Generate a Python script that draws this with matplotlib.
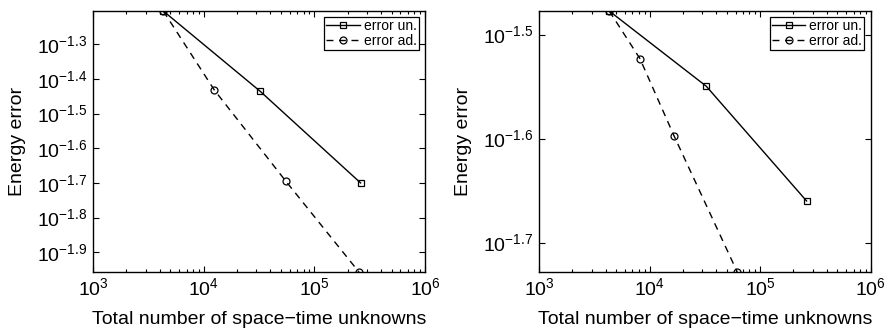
import matplotlib.pyplot as plt
from matplotlib.ticker import FixedLocator, FixedFormatter, LogLocator, NullFormatter, NullLocator

plt.rcParams['font.family'] = ['Liberation Sans', 'DejaVu Sans']
plt.rcParams['mathtext.fontset'] = 'custom'
plt.rcParams['mathtext.rm'] = 'Liberation Sans'
plt.rcParams['mathtext.it'] = 'Liberation Sans:italic'

# left panel
n_un_1 = [4316, 32300, 262000]
err_un_1 = [10**-1.2037, 10**-1.435, 10**-1.700]
n_ad_1 = [4316, 12500, 55000, 253000]
err_ad_1 = [10**-1.2037, 10**-1.432, 10**-1.694, 10**-1.957]
yticks_1 = [-1.3, -1.4, -1.5, -1.6, -1.7, -1.8, -1.9]

# right panel
n_un_2 = [4316, 32600, 263000]
err_un_2 = [10**-1.4773, 10**-1.5497, 10**-1.660]
n_ad_2 = [4316, 8180, 16600, 62100]
err_ad_2 = [10**-1.4773, 10**-1.5231, 10**-1.5971, 10**-1.7283]
yticks_2 = [-1.5, -1.6, -1.7]

fig = plt.figure(figsize=(8.88, 3.29), dpi=100)
ax1 = fig.add_axes([0.1047, 0.1733, 0.3739, 0.7933])
ax2 = fig.add_axes([0.6070, 0.1733, 0.3735, 0.7933])

panels = [(ax1, n_un_1, err_un_1, n_ad_1, err_ad_1, yticks_1),
          (ax2, n_un_2, err_un_2, n_ad_2, err_ad_2, yticks_2)]

for ax, nu, eu, na, ea, yt in panels:
    ax.loglog(nu, eu, 'k-', marker='s', ms=5, mfc='none', mew=0.9, lw=1.0, label='error un.')
    ax.loglog(na, ea, 'k--', marker='o', ms=5, mfc='none', mew=0.9, lw=1.0, dashes=(5, 4),
              label='error ad.')
    ax.set_xlim(1e3, 1e6)
    ax.set_ylim(min(eu + ea), max(eu + ea))
    ax.xaxis.set_major_locator(FixedLocator([1e3, 1e4, 1e5, 1e6]))
    ax.xaxis.set_major_formatter(FixedFormatter([r'$10^3$', r'$10^4$', r'$10^5$', r'$10^6$']))
    ax.xaxis.set_minor_locator(LogLocator(base=10, subs=range(2, 10)))
    ax.xaxis.set_minor_formatter(NullFormatter())
    ax.yaxis.set_major_locator(FixedLocator([10**v for v in yt]))
    ax.yaxis.set_major_formatter(FixedFormatter([r'$10^{%.1f}$' % v for v in yt]))
    ax.yaxis.set_minor_locator(NullLocator())
    ax.tick_params(which='both', direction='in', top=True, right=True, labelsize=14, width=0.8, pad=4)
    ax.tick_params(which='major', length=4)
    ax.tick_params(which='minor', length=2)
    for s in ax.spines.values():
        s.set_linewidth(1.0)
    ax.set_xlabel('Total number of space\u2212time unknowns', fontsize=14, labelpad=8)
    ax.set_ylabel('Energy error', fontsize=14, labelpad=8)
    leg = ax.legend(loc='upper right', fontsize=10, fancybox=False, edgecolor='k',
                    framealpha=1, borderpad=0.15, labelspacing=0.05, handlelength=2.4,
                    handletextpad=0.3, borderaxespad=0.45)
    leg.get_frame().set_linewidth(0.9)

fig.savefig('out.png', dpi=100)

Written request: Transcribe the material exactly, keeping every word and none of the pictures.

Task response:
Generate a Python script that draws this with matplotlib.
import matplotlib.pyplot as plt
from matplotlib.ticker import FixedLocator, FixedFormatter, LogLocator, NullFormatter, NullLocator

plt.rcParams['font.family'] = ['Liberation Sans', 'DejaVu Sans']
plt.rcParams['mathtext.fontset'] = 'custom'
plt.rcParams['mathtext.rm'] = 'Liberation Sans'
plt.rcParams['mathtext.it'] = 'Liberation Sans:italic'

# left panel
n_un_1 = [4316, 32300, 262000]
err_un_1 = [10**-1.2037, 10**-1.435, 10**-1.700]
n_ad_1 = [4316, 12500, 55000, 253000]
err_ad_1 = [10**-1.2037, 10**-1.432, 10**-1.694, 10**-1.957]
yticks_1 = [-1.3, -1.4, -1.5, -1.6, -1.7, -1.8, -1.9]

# right panel
n_un_2 = [4316, 32600, 263000]
err_un_2 = [10**-1.4773, 10**-1.5497, 10**-1.660]
n_ad_2 = [4316, 8180, 16600, 62100]
err_ad_2 = [10**-1.4773, 10**-1.5231, 10**-1.5971, 10**-1.7283]
yticks_2 = [-1.5, -1.6, -1.7]

fig = plt.figure(figsize=(8.88, 3.29), dpi=100)
ax1 = fig.add_axes([0.1047, 0.1733, 0.3739, 0.7933])
ax2 = fig.add_axes([0.6070, 0.1733, 0.3735, 0.7933])

panels = [(ax1, n_un_1, err_un_1, n_ad_1, err_ad_1, yticks_1),
          (ax2, n_un_2, err_un_2, n_ad_2, err_ad_2, yticks_2)]

for ax, nu, eu, na, ea, yt in panels:
    ax.loglog(nu, eu, 'k-', marker='s', ms=5, mfc='none', mew=0.9, lw=1.0, label='error un.')
    ax.loglog(na, ea, 'k--', marker='o', ms=5, mfc='none', mew=0.9, lw=1.0, dashes=(5, 4),
              label='error ad.')
    ax.set_xlim(1e3, 1e6)
    ax.set_ylim(min(eu + ea), max(eu + ea))
    ax.xaxis.set_major_locator(FixedLocator([1e3, 1e4, 1e5, 1e6]))
    ax.xaxis.set_major_formatter(FixedFormatter([r'$10^3$', r'$10^4$', r'$10^5$', r'$10^6$']))
    ax.xaxis.set_minor_locator(LogLocator(base=10, subs=range(2, 10)))
    ax.xaxis.set_minor_formatter(NullFormatter())
    ax.yaxis.set_major_locator(FixedLocator([10**v for v in yt]))
    ax.yaxis.set_major_formatter(FixedFormatter([r'$10^{%.1f}$' % v for v in yt]))
    ax.yaxis.set_minor_locator(NullLocator())
    ax.tick_params(which='both', direction='in', top=True, right=True, labelsize=14, width=0.8, pad=4)
    ax.tick_params(which='major', length=4)
    ax.tick_params(which='minor', length=2)
    for s in ax.spines.values():
        s.set_linewidth(1.0)
    ax.set_xlabel('Total number of space\u2212time unknowns', fontsize=14, labelpad=8)
    ax.set_ylabel('Energy error', fontsize=14, labelpad=8)
    leg = ax.legend(loc='upper right', fontsize=10, fancybox=False, edgecolor='k',
                    framealpha=1, borderpad=0.15, labelspacing=0.05, handlelength=2.4,
                    handletextpad=0.3, borderaxespad=0.45)
    leg.get_frame().set_linewidth(0.9)

fig.savefig('out.png', dpi=100)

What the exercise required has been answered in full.